Starting with the first line below, extract each line through the one that contains "import matplotlib.pyplot as plt", inclusive, excluding pictures.

### Recorded information
☆ ☆ ☆
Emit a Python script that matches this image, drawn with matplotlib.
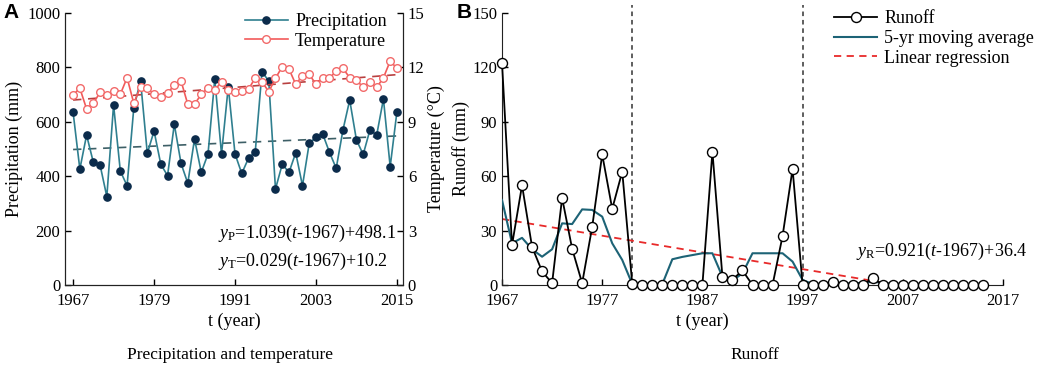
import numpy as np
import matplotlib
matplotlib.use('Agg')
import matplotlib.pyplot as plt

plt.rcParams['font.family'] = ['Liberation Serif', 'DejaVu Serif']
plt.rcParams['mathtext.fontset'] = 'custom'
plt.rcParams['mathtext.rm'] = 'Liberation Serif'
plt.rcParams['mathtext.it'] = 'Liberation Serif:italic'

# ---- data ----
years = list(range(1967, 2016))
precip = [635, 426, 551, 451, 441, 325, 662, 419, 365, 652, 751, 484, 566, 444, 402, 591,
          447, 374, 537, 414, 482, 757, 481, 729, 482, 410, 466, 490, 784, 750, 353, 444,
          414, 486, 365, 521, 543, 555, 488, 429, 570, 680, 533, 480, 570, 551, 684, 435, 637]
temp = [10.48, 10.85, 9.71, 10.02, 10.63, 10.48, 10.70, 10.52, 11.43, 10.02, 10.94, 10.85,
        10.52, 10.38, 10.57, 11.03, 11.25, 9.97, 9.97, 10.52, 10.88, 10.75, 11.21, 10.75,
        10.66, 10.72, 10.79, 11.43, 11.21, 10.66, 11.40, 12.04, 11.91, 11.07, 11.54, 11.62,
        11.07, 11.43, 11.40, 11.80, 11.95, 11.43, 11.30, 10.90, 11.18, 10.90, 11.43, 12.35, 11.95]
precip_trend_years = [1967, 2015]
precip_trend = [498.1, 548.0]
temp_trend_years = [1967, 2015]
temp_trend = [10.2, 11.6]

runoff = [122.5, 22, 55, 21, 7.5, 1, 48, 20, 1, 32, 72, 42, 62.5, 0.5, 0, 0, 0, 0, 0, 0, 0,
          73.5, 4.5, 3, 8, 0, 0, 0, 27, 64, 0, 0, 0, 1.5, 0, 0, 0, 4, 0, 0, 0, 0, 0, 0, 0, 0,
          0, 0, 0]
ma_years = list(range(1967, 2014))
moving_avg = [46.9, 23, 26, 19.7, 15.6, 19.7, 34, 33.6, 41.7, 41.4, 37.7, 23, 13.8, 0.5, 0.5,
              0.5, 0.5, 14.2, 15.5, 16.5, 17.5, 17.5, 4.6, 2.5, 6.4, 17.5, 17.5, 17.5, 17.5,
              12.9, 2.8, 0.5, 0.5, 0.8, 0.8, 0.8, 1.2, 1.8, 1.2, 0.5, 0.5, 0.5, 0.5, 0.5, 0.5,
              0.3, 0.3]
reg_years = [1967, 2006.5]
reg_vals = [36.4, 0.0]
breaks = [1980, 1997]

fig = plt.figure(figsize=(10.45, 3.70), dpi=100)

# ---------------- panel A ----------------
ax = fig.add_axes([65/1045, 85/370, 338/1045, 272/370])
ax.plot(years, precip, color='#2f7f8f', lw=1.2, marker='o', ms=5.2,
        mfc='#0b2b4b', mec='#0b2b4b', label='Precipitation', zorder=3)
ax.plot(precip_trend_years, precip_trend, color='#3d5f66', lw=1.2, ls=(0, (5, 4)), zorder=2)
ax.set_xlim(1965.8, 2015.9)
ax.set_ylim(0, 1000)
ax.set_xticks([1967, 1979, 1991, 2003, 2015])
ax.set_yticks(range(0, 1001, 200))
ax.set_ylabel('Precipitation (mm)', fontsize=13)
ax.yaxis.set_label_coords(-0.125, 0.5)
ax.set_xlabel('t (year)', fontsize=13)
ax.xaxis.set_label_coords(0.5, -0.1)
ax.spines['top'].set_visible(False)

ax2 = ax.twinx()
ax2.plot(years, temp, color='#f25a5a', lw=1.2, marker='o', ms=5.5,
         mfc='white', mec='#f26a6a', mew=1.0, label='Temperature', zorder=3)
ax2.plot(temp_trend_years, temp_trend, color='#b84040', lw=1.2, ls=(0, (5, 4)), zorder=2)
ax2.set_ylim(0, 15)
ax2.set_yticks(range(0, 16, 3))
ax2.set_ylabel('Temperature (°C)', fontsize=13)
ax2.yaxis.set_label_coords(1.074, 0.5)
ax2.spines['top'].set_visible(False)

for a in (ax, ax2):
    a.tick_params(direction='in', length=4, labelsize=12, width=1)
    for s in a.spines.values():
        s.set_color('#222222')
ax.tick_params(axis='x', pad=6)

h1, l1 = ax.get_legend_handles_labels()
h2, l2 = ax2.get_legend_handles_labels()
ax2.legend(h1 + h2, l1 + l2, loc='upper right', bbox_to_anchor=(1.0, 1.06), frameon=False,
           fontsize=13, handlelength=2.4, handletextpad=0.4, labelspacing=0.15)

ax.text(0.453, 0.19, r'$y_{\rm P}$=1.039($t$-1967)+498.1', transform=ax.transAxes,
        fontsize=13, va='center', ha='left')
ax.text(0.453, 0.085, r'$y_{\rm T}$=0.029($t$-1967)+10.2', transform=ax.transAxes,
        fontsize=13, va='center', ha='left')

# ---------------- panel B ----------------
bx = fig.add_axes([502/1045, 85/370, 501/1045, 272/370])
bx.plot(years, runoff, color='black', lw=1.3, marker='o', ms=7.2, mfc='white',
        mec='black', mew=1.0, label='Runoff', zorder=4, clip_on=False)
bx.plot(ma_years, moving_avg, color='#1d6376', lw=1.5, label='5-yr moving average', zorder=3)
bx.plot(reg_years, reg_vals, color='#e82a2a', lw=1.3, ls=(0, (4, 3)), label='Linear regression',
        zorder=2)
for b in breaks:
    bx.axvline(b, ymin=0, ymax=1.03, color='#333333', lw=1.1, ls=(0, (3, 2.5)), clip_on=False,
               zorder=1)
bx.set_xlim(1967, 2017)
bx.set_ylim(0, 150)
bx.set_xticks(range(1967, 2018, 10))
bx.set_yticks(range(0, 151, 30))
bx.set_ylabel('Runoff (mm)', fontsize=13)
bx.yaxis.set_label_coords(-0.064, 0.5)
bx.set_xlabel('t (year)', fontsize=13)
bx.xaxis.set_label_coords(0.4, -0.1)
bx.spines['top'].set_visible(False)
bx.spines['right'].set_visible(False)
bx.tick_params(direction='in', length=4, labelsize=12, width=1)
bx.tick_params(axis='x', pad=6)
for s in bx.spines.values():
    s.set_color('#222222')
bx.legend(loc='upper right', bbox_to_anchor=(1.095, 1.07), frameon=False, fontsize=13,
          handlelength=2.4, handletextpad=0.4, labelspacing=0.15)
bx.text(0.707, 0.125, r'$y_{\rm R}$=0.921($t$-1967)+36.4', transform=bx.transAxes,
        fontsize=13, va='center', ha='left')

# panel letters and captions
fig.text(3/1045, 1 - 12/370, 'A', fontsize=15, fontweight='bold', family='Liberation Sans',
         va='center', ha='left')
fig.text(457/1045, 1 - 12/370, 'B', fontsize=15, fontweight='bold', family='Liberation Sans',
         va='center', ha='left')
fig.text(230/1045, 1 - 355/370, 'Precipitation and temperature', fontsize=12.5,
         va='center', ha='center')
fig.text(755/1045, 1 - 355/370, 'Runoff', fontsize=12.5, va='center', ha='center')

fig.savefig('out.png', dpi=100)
☆ ☆ ☆
### Solution to the problem
Emit a Python script that matches this image, drawn with matplotlib.
import numpy as np
import matplotlib
matplotlib.use('Agg')
import matplotlib.pyplot as plt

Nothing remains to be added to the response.